Emmy-nominated Alan Myerson began his career in New York directing off-Broadway productions and taught acting before moving to Chicago to direct Second City and then back to New York to direct the original Second City company that had moved there. He was a founding member of the Directors Unit of the Actors Studio. In 1963 he moved to San Francisco and founded The Committee where he was the director and producer in San Francisco, Los Angeles and New York on Broadway through 1974. During that time, Alan taught acting at U.C. Berkeley and at San Francisco State. He has written feature films including Universal Studios' It's Showtime! and has directed theatrical features, television films and pilots, and more that 200 television episodes. He is a member of the Directors Guild of America, the Motion Picture Academy of Arts and Sciences, the Television Academy of Arts and Sciences, and is listed in Who's Who in America. Alan has been nominated for Emmy, DGA, and CableACE Awards. Theatrical and television movies include Police Academy 5, Private Lessons, Steelyard Blues, Hi Honey, I'm Dead, Bad Attitudes, and Holiday Affair. TV series include Ally McBeal, Boston Public, Friends, Frasier, The Larry Sanders Show, ED, JAG, Gilmore Girls, Picket Fences, Miami Vice, Crime Story, Hunter, Laverne & Shirley, Rhoda, Bob Newhart, and Archie Bunker's Place. As well as teaching Directors' workshops in Rockport at Maine Media Workshops, he is an adjunct professor at USC, teaching graduate directing students.
This Workshop is for still photographers who want to enjoy the delight in making something collectively as we explore the craft of filmmaking while guiding a short project from conception to completion. Using professional actors and video equipment each participant in this Workshop will make a short narrative film or two as an introduction to some of the tools, practices and the exciting process of making films.
There are significant similarities and differences between the two art forms of still photography and filmmaking— both in approach and in their unique cultures. Still photography is, for the most part, a solitary endeavor, while filmmaking is a group effort. Still photography by definition makes a single discrete image while filmmaking makes a constantly changing series of images — moving pictures.
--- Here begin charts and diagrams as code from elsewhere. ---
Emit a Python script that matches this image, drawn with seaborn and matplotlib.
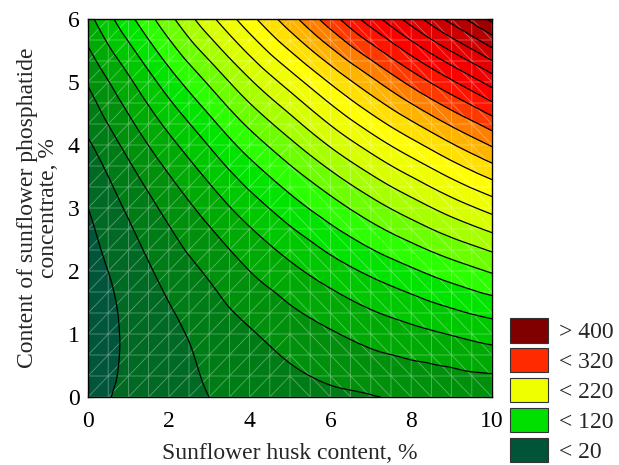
import matplotlib
matplotlib.use("Agg")
import matplotlib.pyplot as plt
import matplotlib.tri as mtri
from matplotlib.patches import Patch
import numpy as np
import seaborn as sns

# Response at the nodes of a 1 x 1 grid
husk = [0, 1, 2, 3, 4, 5, 6, 7, 8, 9, 10]
phosphatide = [0, 1, 2, 3, 4, 5, 6]
# one row per phosphatide level, columns follow husk content
resp_y0 = [15, 24, 33, 40, 46, 51, 56, 59, 62, 63, 64]
resp_y1 = [9, 23, 35, 47, 58, 69, 78, 87, 94, 101, 108]
resp_y2 = [11, 29, 47, 63, 80, 95, 110, 124, 137, 150, 162]
resp_y3 = [20, 43, 66, 88, 110, 131, 151, 171, 190, 209, 227]
resp_y4 = [37, 66, 94, 121, 149, 175, 202, 228, 253, 278, 302]
resp_y5 = [62, 96, 130, 163, 197, 229, 262, 294, 326, 357, 388]
resp_y6 = [94, 134, 174, 214, 253, 292, 331, 370, 409, 447, 485]

levels = list(range(20, 481, 20))
legend_labels = ["> 400", "< 320", "< 220", "< 120", "< 20"]

# Statistica-like band colours (below 20 ... above 480)
band_colors = [
    "#00553a", "#006a24", "#007c16", "#00900c", "#00aa04", "#00c800",
    "#00e400", "#2cff00", "#6cff00", "#a8ff00", "#d8ff00", "#f0ff00",
    "#ffff00", "#ffe000", "#ffb400", "#ff8000", "#ff3a00", "#ff1400",
    "#ff0000", "#f20000", "#e20000", "#cc0000", "#b40000", "#9c0000",
    "#860000",
]
legend_colors = ["#800000", "#ff2a00", "#f0ff00", "#00e000", "#005438"]

sns.set_style("ticks")
plt.rcParams["font.family"] = ["Liberation Serif", "DejaVu Serif"]

fig = plt.figure(figsize=(6.19, 4.65), dpi=100)
ax = fig.add_axes([88 / 619, 1 - 397 / 465, 404 / 619, 378 / 465])

X, Y = np.meshgrid(husk, phosphatide)
Z = np.array([resp_y0, resp_y1, resp_y2, resp_y3, resp_y4, resp_y5, resp_y6], dtype=float)

tri = mtri.Triangulation(X.ravel().astype(float), Y.ravel().astype(float))
interp = mtri.CubicTriInterpolator(tri, Z.ravel(), kind="geom")
refiner = mtri.UniformTriRefiner(tri)
tri_f, z_f = refiner.refine_field(Z.ravel(), triinterpolator=interp, subdiv=4)

fill_levels = [z_f.min() - 1] + levels + [z_f.max() + 1]
ax.tricontourf(tri_f, z_f, levels=fill_levels, colors=band_colors)
ax.tricontour(tri_f, z_f, levels=levels, colors="black", linewidths=0.9)

# faint white wireframe of the fitted grid
mx, my = np.meshgrid(np.linspace(0, 10, 21), np.linspace(0, 6, 19))
nx = 21
tris = []
for j in range(18):
    for i in range(20):
        a = j * nx + i
        b, c, d = a + 1, a + nx, a + nx + 1
        if i < 10:
            tris += [[a, b, d], [a, d, c]]
        else:
            tris += [[a, b, c], [b, d, c]]
mesh = mtri.Triangulation(mx.ravel(), my.ravel(), np.array(tris))
ax.triplot(mesh, color="white", linewidth=0.6, alpha=0.35)

ax.set_xlim(0, 10)
ax.set_ylim(0, 6)
ax.set_xticks([0, 2, 4, 6, 8, 10])
ax.set_yticks([0, 1, 2, 3, 4, 5, 6])
ax.tick_params(direction="in", length=4, width=0.8, top=True, right=True,
               labelsize=17, pad=6, colors="black")
ax.tick_params(axis="x", pad=10)
for sp in ax.spines.values():
    sp.set_color("black")
    sp.set_linewidth(1.0)

ax.set_xlabel("Sunflower husk content, %", fontsize=17, labelpad=8)
ax.set_ylabel("Content of sunflower phosphatide\nconcentrate, %", fontsize=17,
              labelpad=6, linespacing=1.0)

handles = [Patch(facecolor=c, edgecolor="#333333", linewidth=0.8) for c in legend_colors]
fig.legend(handles, legend_labels, loc="lower left",
           bbox_to_anchor=(508 / 619, 0.0), frameon=False, fontsize=17,
           handlelength=1.6, handleheight=1.2, labelspacing=0.2,
           handletextpad=0.45, borderaxespad=0.0, borderpad=0.1)

fig.savefig("out.png", dpi=100)
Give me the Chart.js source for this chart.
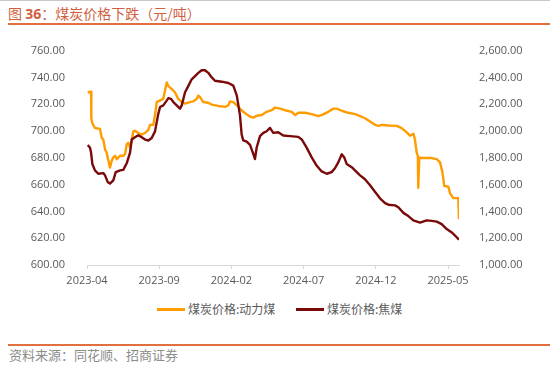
<!DOCTYPE html>
<html>
<head>
<meta charset="utf-8">
<script src="https://cdn.jsdelivr.net/npm/chart.js@4.4.1/dist/chart.umd.min.js"></script>
<style>
  body { margin: 0; width: 550px; height: 370px; background: #fff; position: relative; overflow: hidden; font-family: "Noto Sans CJK SC", sans-serif; }
  #topline { position: absolute; left: 0; top: 0; width: 550px; height: 1px; background: #c8c8c8; }
  #title { position: absolute; left: 8px; top: 3px; font-size: 14px; color: #cf5f3f; white-space: nowrap; }
  #title b { font-family: "Open Sans", sans-serif; }
  .rule { position: absolute; left: 8px; width: 542px; height: 2px; background: #e0703f; }
  #wrap { position: absolute; left: 0; top: 30px; width: 550px; height: 270px; }
  #legend { position: absolute; top: 300px; left: 0; width: 550px; height: 18px; font-size: 12px; color: #595959; }
  .item { position: absolute; top: 0; white-space: nowrap; }
  .swatch { position: absolute; top: 8px; width: 28px; height: 3px; }
  .item span.t { position: absolute; top: 0; left: 31px; line-height: 18px; }
  #source { position: absolute; left: 9px; top: 345px; font-size: 13px; color: #8c8c8c; white-space: nowrap; }
</style>
</head>
<body>
<div id="topline"></div>
<div id="title">图 <b>36</b>：煤炭价格下跌（元/吨）</div>
<div class="rule" style="top:23px"></div>
<div id="wrap"><canvas id="chart"></canvas></div>
<div id="legend"></div>
<div class="rule" style="top:344px"></div>
<div id="source">资料来源：同花顺、招商证券</div>
<script>
//----------------------------------DATA-----------------------------------------------------------

// x positions are months counted from 2023-04
const xTickMonths = [0, 5, 10, 15, 20, 25]
const xTickLabels = ['2023-04', '2023-09', '2024-02', '2024-07', '2024-12', '2025-05']

const seriesNames = ['煤炭价格:动力煤', '煤炭价格:焦煤']
const seriesColors = ['#ff9c00', '#7a0a0a']

// 动力煤 (left axis)
const thermalMonths = [0.05,0.28,0.30,0.37,0.55,0.90,1.02,1.13,1.25,1.36,
  1.43,1.59,1.71,1.82,1.94,2.06,2.17,2.29,2.51,2.63,
  2.75,2.86,2.98,3.10,3.21,3.32,3.55,3.79,4.02,4.25,
  4.36,4.59,4.71,4.83,5.06,5.28,5.40,5.52,5.63,5.87,
  6.09,6.32,6.56,6.79,7.13,7.36,7.60,7.71,7.83,8.05,
  8.40,8.64,9.09,9.56,9.79,9.90,10.13,10.37,10.59,10.82,
  11.06,11.29,11.52,11.75,12.10,12.44,12.79,13.02,13.37,13.71,
  14.18,14.41,14.64,15.10,15.56,16.02,16.36,16.71,17.06,17.29,
  17.64,18.09,18.56,18.91,19.25,19.60,19.94,20.17,20.41,20.87,
  21.45,21.79,22.14,22.37,22.60,22.71,22.83,22.91,22.94,23.01,
  23.18,23.87,24.22,24.45,24.61,24.74,25.02,25.14,25.37,25.71,25.76]
const thermalPrices = [728.9,729.4,709.5,705.8,702.2,701.6,694.9,693.6,686.3,683.9,
  680.3,672.7,677.8,680.3,681.5,679.0,680.3,681.5,681.5,682.7,
  690.0,691.2,687.6,693.6,699.8,700.2,698.5,697.3,698.5,700.9,
  704.6,704.6,711.9,721.6,722.8,724.0,730.1,736.2,733.7,731.3,
  728.9,724.0,721.6,720.4,721.6,722.1,724.0,726.4,725.3,721.6,
  721.1,719.7,718.7,718.0,719.2,722.1,721.6,719.2,716.7,714.3,
  712.4,710.7,710.0,711.4,711.9,714.3,715.5,717.5,716.7,715.5,
  714.3,711.9,713.6,713.6,712.6,711.1,712.4,714.3,716.7,716.7,
  715.1,713.6,712.6,711.1,709.5,707.0,704.6,703.8,704.6,704.1,
  703.8,702.2,699.0,696.5,698.0,693.6,683.9,681.5,657.7,680.3,
  679.8,679.8,679.0,676.6,669.3,659.1,658.4,653.5,649.9,649.9,634.1]

// 焦煤 (right axis)
const cokingMonths = [0.05,0.21,0.28,0.37,0.55,0.78,1.13,1.25,1.43,1.59,
  1.82,1.99,2.29,2.51,2.75,2.98,3.10,3.32,3.55,3.79,
  4.02,4.25,4.48,4.71,4.94,5.06,5.28,5.52,5.63,5.82,
  5.98,6.21,6.44,6.56,6.79,7.02,7.25,7.48,7.71,7.94,
  8.17,8.40,8.64,8.86,9.33,9.79,10.13,10.37,10.59,10.71,
  10.82,11.06,11.29,11.52,11.63,11.75,11.98,12.21,12.44,12.67,
  12.90,13.24,13.59,14.06,14.63,14.87,15.21,15.56,15.90,16.25,
  16.60,16.94,17.17,17.40,17.64,17.82,17.98,18.33,18.68,18.91,
  19.25,19.60,19.94,20.29,20.64,20.87,21.33,21.56,21.91,22.25,
  22.60,23.06,23.52,23.87,24.22,24.56,24.91,25.26,25.60,25.76]
const cokingPrices = [1895,1875,1839,1754,1706,1681,1686,1669,1620,1608,
  1632,1693,1706,1710,1759,1839,1936,1953,1968,1953,
  1936,1929,1948,1997,2130,2179,2191,2227,2245,2240,
  2216,2191,2167,2191,2289,2337,2386,2410,2434,2453,
  2453,2434,2400,2375,2368,2358,2339,2266,2120,1974,
  1930,1921,1896,1828,1791,1877,1962,1986,1998,2023,
  1986,1991,1966,1962,1956,1937,1876,1803,1742,1698,
  1681,1693,1722,1766,1826,1802,1754,1730,1693,1669,
  1640,1595,1547,1498,1462,1450,1445,1431,1389,1365,
  1333,1316,1333,1329,1324,1305,1268,1243,1207,1188]

//----------------------------------CHART-----------------------------------------------------------

const axisFont = {family: 'Open Sans', size: 11}
const grey = '#595959'

function toPoints(xs, ys){
    return xs.map((x, i) => ({x: x, y: ys[i]}))
}

const chart = new Chart(document.getElementById('chart'), {
    type: 'line',
    data: {
        datasets: [{
            label: seriesNames[0],
            data: toPoints(thermalMonths, thermalPrices),
            borderColor: seriesColors[0],
            yAxisID: 'yLeft',
            order: 1
        }, {
            label: seriesNames[1],
            data: toPoints(cokingMonths, cokingPrices),
            borderColor: seriesColors[1],
            yAxisID: 'yRight',
            order: 0
        }]
    },
    options: {
        responsive: true,
        maintainAspectRatio: false,
        animation: false,
        layout: {padding: {top: 15.6, left: 0, right: 0, bottom: 0}},
        elements: {
            line: {borderWidth: 2.4, tension: 0, borderJoinStyle: 'round'},
            point: {radius: 0}
        },
        plugins: {legend: {display: false}, tooltip: {enabled: false}},
        scales: {
            x: {
                type: 'linear',
                min: 0,
                max: 25.76,
                afterBuildTicks: (s) => { s.ticks = xTickMonths.map(v => ({value: v})) },
                afterFit: (s) => { s.height = 35 },
                ticks: {
                    font: axisFont, color: grey, padding: 5, maxRotation: 0,
                    callback: (v) => xTickLabels[xTickMonths.indexOf(v)]
                },
                grid: {drawOnChartArea: false, color: '#d9d9d9', tickLength: 4},
                border: {color: '#d9d9d9'}
            },
            yLeft: {
                position: 'left',
                min: 600, max: 760,
                afterFit: (s) => { s.width = 87 },
                ticks: {stepSize: 20, font: axisFont, color: grey, padding: 14,
                    callback: (v) => v.toFixed(2)},
                grid: {display: false},
                border: {display: false}
            },
            yRight: {
                position: 'right',
                min: 1000, max: 2600,
                afterFit: (s) => { s.width = 91 },
                ticks: {stepSize: 200, font: axisFont, color: grey, padding: 12,
                    callback: (v) => v.toLocaleString('en-US', {minimumFractionDigits: 2, maximumFractionDigits: 2})},
                grid: {display: false},
                border: {display: false}
            }
        }
    }
})

//----------------------------------LEGEND-----------------------------------------------------------

const legend = document.getElementById('legend')
const legendLeft = [157, 296]
seriesNames.forEach((name, i) => {
    legend.innerHTML += `<div class="item" style="left:${legendLeft[i]}px">
        <div class="swatch" style="background:${seriesColors[i]}"></div>
        <span class="t">${name}</span></div>`
})
</script>
</body>
</html>
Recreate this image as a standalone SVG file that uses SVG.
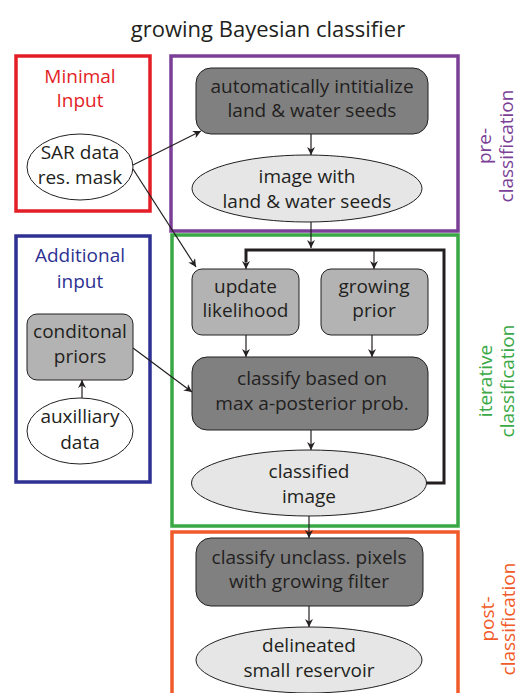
<svg xmlns="http://www.w3.org/2000/svg" width="520" height="693" viewBox="0 0 520 693">
<defs>
<marker id="ah" viewBox="0 0 10 10" refX="10" refY="5" markerWidth="8" markerHeight="8" markerUnits="userSpaceOnUse" orient="auto">
<path d="M0,0 L10,5 L0,10 L3,5 z" fill="#231f20"/>
</marker>
<style>
text{font-family:"Open Sans","Liberation Sans",sans-serif;font-size:19px;fill:#231f20;text-anchor:middle}
.dark{fill:#808080;stroke:#231f20;stroke-width:1}
.light{fill:#b3b3b3;stroke:#231f20;stroke-width:1}
.ell{fill:#e6e6e6;stroke:#231f20;stroke-width:1}
.wht{fill:#ffffff;stroke:#231f20;stroke-width:1}
.con{fill:none;stroke:#231f20;stroke-width:1.2;marker-end:url(#ah)}
.frame{fill:none;stroke-width:3.5}
</style>
</defs>
<rect width="520" height="693" fill="#ffffff"/>
<text x="268" y="37" style="font-size:22px">growing Bayesian classifier</text>

<g id="frames">
<rect x="16" y="56" width="134" height="155" class="frame" stroke="#e31e26"/>
<rect x="171" y="56" width="287" height="175" class="frame" stroke="#7b3f98"/>
<rect x="16" y="236" width="134" height="246" class="frame" stroke="#2e3192"/>
<rect x="172" y="235" width="286" height="291" class="frame" stroke="#39a845"/>
<rect x="172" y="532" width="286" height="170" class="frame" stroke="#f15a29"/>
</g>

<g id="labels">
<text x="80" y="83" style="fill:#e31e26">Minimal</text>
<text x="80" y="107" style="fill:#e31e26">Input</text>
<text x="80" y="262" style="fill:#2e3192">Additional</text>
<text x="80" y="288" style="fill:#2e3192">input</text>
<text transform="translate(491,146) rotate(-90)" style="fill:#7b3f98">pre-</text>
<text transform="translate(513,146) rotate(-90)" style="fill:#7b3f98">classification</text>
<text transform="translate(492,381) rotate(-90)" style="fill:#39a845">iterative</text>
<text transform="translate(514,381) rotate(-90)" style="fill:#39a845">classification</text>
<text transform="translate(494,619) rotate(-90)" style="fill:#f15a29">post-</text>
<text transform="translate(515,619) rotate(-90)" style="fill:#f15a29">classification</text>
</g>

<g id="connectors">
<line x1="133" y1="165" x2="201" y2="131" class="con"/>
<line x1="133" y1="169" x2="196" y2="267" class="con"/>
<line x1="311" y1="134" x2="311" y2="155" class="con"/>
<line x1="311" y1="222" x2="311" y2="248" class="con"/>
<path d="M426,483 H444 V250 H246 V262" class="con" style="stroke-width:3;marker-end:none"/>
<line x1="246" y1="251" x2="246" y2="269" class="con"/>
<line x1="374" y1="251" x2="374" y2="269" class="con"/>
<line x1="246" y1="335" x2="246" y2="357" class="con"/>
<line x1="372" y1="335" x2="372" y2="357" class="con"/>
<line x1="133" y1="348" x2="192" y2="392" class="con"/>
<line x1="82" y1="398" x2="82" y2="380" class="con"/>
<line x1="311" y1="430" x2="311" y2="450" class="con"/>
<line x1="309" y1="516" x2="309" y2="538" class="con"/>
<line x1="309" y1="606" x2="309" y2="627" class="con"/>
</g>

<g id="sar">
<ellipse cx="80" cy="167" rx="53" ry="33" class="wht"/>
<text x="80" y="159">SAR data</text>
<text x="80" y="184">res. mask</text>
</g>

<g id="init">
<rect x="196" y="68" width="232" height="66" rx="15" class="dark"/>
<text x="312" y="93">automatically intitialize</text>
<text x="312" y="117">land &amp; water seeds</text>
</g>

<g id="seeds">
<ellipse cx="307" cy="188.5" rx="115" ry="33.5" class="ell"/>
<text x="307" y="183">image with</text>
<text x="307" y="208">land &amp; water seeds</text>
</g>

<g id="likelihood">
<rect x="192" y="269" width="107" height="66" rx="10" class="light"/>
<text x="245.5" y="293">update</text>
<text x="245.5" y="317">likelihood</text>
</g>

<g id="prior">
<rect x="321" y="269" width="107" height="66" rx="10" class="light"/>
<text x="374" y="293">growing</text>
<text x="374" y="317">prior</text>
</g>

<g id="classify">
<rect x="192" y="357" width="236" height="73" rx="15" class="dark"/>
<text x="312" y="385">classify based on</text>
<text x="312" y="410">max a-posterior prob.</text>
</g>

<g id="classified">
<ellipse cx="309" cy="483" rx="117.5" ry="33" class="ell"/>
<text x="309" y="478">classified</text>
<text x="309" y="503">image</text>
</g>

<g id="condprior">
<rect x="27" y="314" width="106" height="66" rx="10" class="light"/>
<text x="80" y="338">conditonal</text>
<text x="80" y="363">priors</text>
</g>

<g id="aux">
<ellipse cx="80" cy="431" rx="53" ry="33" class="wht"/>
<text x="80" y="423">auxilliary</text>
<text x="80" y="449">data</text>
</g>

<g id="unclass">
<rect x="196" y="538" width="227" height="68" rx="15" class="dark"/>
<text x="309" y="564">classify unclass. pixels</text>
<text x="309" y="588">with growing filter</text>
</g>

<g id="reservoir">
<ellipse cx="309" cy="660" rx="113" ry="33" class="ell"/>
<text x="309" y="652">delineated</text>
<text x="309" y="677">small reservoir</text>
</g>
</svg>
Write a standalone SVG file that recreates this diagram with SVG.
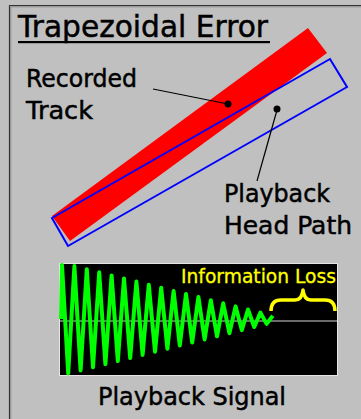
<svg xmlns="http://www.w3.org/2000/svg" width="361" height="419" viewBox="0 0 361 419">
<style>
.lbl{font-family:"DejaVu Sans","Liberation Sans",sans-serif;fill:#000;stroke:#000;stroke-width:0.5}
.lead{stroke:#000;stroke-width:1.2;fill:none}
</style>
<rect x="0" y="0" width="361" height="419" fill="#c0c0c0"/>
<g id="frame">
<path d="M9.5,419 V5.5 H361" fill="none" stroke="#333" stroke-width="1.2"/>
<path d="M10.8,419 V6.8 H361" fill="none" stroke="#8a8a8a" stroke-width="1"/>
</g>
<g id="title">
<text class="lbl" x="18" y="37" font-size="30" textLength="250" lengthAdjust="spacingAndGlyphs">Trapezoidal Error</text>
<rect x="18" y="41" width="252" height="2.2" fill="#000"/>
</g>
<g id="recorded-track">
<polygon points="52,216 308,28 327,53 70,241" fill="#ff0000"/>
</g>
<g id="head-path">
<polygon points="52,218 330,59 347,87 68,246" fill="none" stroke="#0000ff" stroke-width="2"/>
</g>
<g id="label-recorded">
<text class="lbl" x="26" y="87" font-size="24" textLength="111" lengthAdjust="spacingAndGlyphs">Recorded</text>
<text class="lbl" x="26" y="119" font-size="24" textLength="67" lengthAdjust="spacingAndGlyphs">Track</text>
</g>
<g id="label-playback">
<text class="lbl" x="224" y="202" font-size="24" textLength="106" lengthAdjust="spacingAndGlyphs">Playback</text>
<text class="lbl" x="224" y="234" font-size="24" textLength="128" lengthAdjust="spacingAndGlyphs">Head Path</text>
</g>
<g id="connectors">
<line class="lead" x1="153" y1="89" x2="228" y2="104"/>
<circle cx="228" cy="104" r="3.5" fill="#000"/>
<line class="lead" x1="277" y1="110" x2="257" y2="181"/>
<circle cx="277" cy="109" r="3.5" fill="#000"/>
</g>
<g id="signal">
<rect x="59.5" y="263.5" width="278" height="112" fill="#000" stroke="#e6e6e6" stroke-width="1"/>
<line x1="60" y1="321" x2="337" y2="321" stroke="#d8d8d8" stroke-width="1"/>
<polyline fill="none" stroke="#00ff00" stroke-width="4" stroke-linejoin="round" points="61,319 62,265 68.2,373.5 74.4,266.1 80.6,370.4 86.8,269.2 93,367.3 99.2,272.3 105.4,364.2 111.6,275.4 117.8,361.1 124,278.5 130.2,358 136.4,281.6 142.6,354.9 148.8,284.7 155,351.8 161.2,287.8 167.4,348.7 173.6,290.9 179.8,345.6 186,294 192.2,342.5 198.4,297.1 204.6,339.4 210.8,300.2 217,336.3 223.2,303.3 229.4,333.2 235.6,306.4 241.8,330.1 248,309.5 254.2,327 260.4,312.6 266.6,323.9 272.8,315.7"/>
<text x="181" y="283" font-size="19" fill="#ffff00" stroke="#ffff00" stroke-width="0.3" font-family="DejaVu Sans,Liberation Sans,sans-serif" textLength="155" lengthAdjust="spacingAndGlyphs">Information Loss</text>
<path d="M271,311 Q271,300 281,300 L295,300 Q302,300 303,290 Q304,300 311,300 L325,300 Q335,300 335,311" fill="none" stroke="#ffff00" stroke-width="3.5" stroke-linejoin="round"/>
</g>
<g id="label-signal">
<text class="lbl" x="98" y="405" font-size="24" textLength="188" lengthAdjust="spacingAndGlyphs">Playback Signal</text>
</g>
</svg>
However, as Stanley Kubrick (a fine photographer turned great filmmaker) once said, “Anything you can do with a Nikon you can do with a Panaflex film camera.”
Both crafts are entranced by the magic of light, both capture events/objects/people through lenses, both depend on an idiosyncratic eye behind the camera, both develop an intimate relationship with one’s creative process — and both demand a high degree of self-awareness that grows as we open ourselves up to others and the world. At Maine Media Workshops practitioners of the two disciplines have been somewhat separated from each other as the artists go about exploring their separate crafts and approaches — but we have much to learn from each other. The issues of staging, of coordinating groups of people, of inspiring and guiding performances of cast and crew, of creating drama or comedy by placing the camera to make the most fitting frame and to tell the most compelling story, to execute a dynamic vision — these are all areas where an understanding of the craft and tools of filmmaking can help enhance the experience and craft of still photographers.